3.3 Loop

We very often want to execute codes multiple times with the same or similar conditions. There are two basic forms of repetition statement in R:

  1. while loop: repeat as long as condition is true, and
  2. for loop over a vector: repeat for each element in the vector.
    • we can loop over a character vector
    • An important special case for for loop is over an integer vector.

3.3.1 While loop

The syntax of while loop is as follows:

while (condition){
  keep doing when condition holds
}

The following example shows how to calculate the sum of all integers from 1 to 10.

n <- 10
i <- 1
sum <- 0
while (i <= n){         # i is the control variable     
  sum <- sum + i        # accumulate i into sum
        i <- i + 1      # increment i by 1
  }

3.3.2 Loop over vectors

We can define a vector and construct a for loop that executes for each element in the vector:

students <- c("Amy", "Tom")
for (student in students){
   cat(student,"\n")
}
## Amy 
## Tom

3.3.3 For Loop over integers

Loops that are based on the value of an integer variable. It increases by the same amount each time, and ends when the variable reaches a specified value

The syntax for a for loop is simple.

m <- 1
n <-10
for (i in m:n){
  run as long as condition holds
}

The following example shows how to calculate the sum of all integers from 1 to 10.

n <- 10
sum <- 0
for (i in 1:n){
  sum <- sum + i
} 
sum
## [1] 55

3.3.4 Simple loop using which

If the previous chapter, we have mentioned which() function that returns all the row numbers that satisfy a condition.

Let see the following example that finds out only number divisible by 5 between integers from 0 to 10.

result <-c()
for (i in 1:20){
  if (i %%5 == 0){
    result <- c(result,i)
  }
}
result
## [1]  5 10 15 20

Alternatively, we can use which() and ifelse()

x <- 1:20
x[which(x%%5==0)]
## [1]  5 10 15 20

3.3.5 Simple loop using ifelse

R can be more efficient if conditional statements are just comparing numeric vectors element by element.
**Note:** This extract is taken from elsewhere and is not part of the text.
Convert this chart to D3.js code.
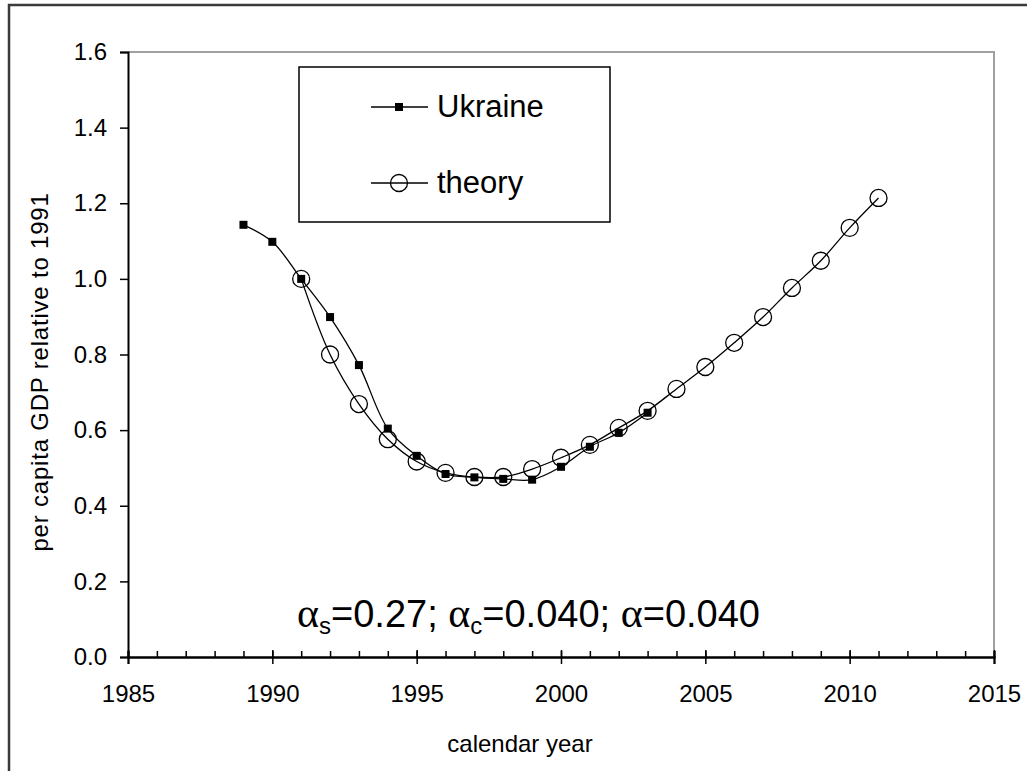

We can use the function ifelse() instead of a foor loop.

Consider the following example that first checks for each element of x, whether it is greater than zero or not, and if it is greater than zero, it would get the value 1 and zero otherwise.

x <- c(1,2,-1,-2)
y <- c()
for (i in 1:length(x)){
  if (x[i]>0){
    y[i] <- 1
  } else{
    y[i] <- 0
  }
  y[i] 
}
y
## [1] 1 1 0 0

This can be done more compactly using if-else

x <- c(1,2,-1,-2)
y <- ifelse(x > 0,1,0)
y
## [1] 1 1 0 0

In another more practical example, we want to determine if the stock price today is higher than yesterday.

price <- c(1,2,3,2,4)
L.price <- Lag(price,1)
up <- ifelse(price - L.price > 0,1,0)
up
##      Lag.1
## [1,]    NA
## [2,]     1
## [3,]     1
## [4,]     0
## [5,]     1

In this example, up is the indicator functions to see if today price is higher than yesterday price.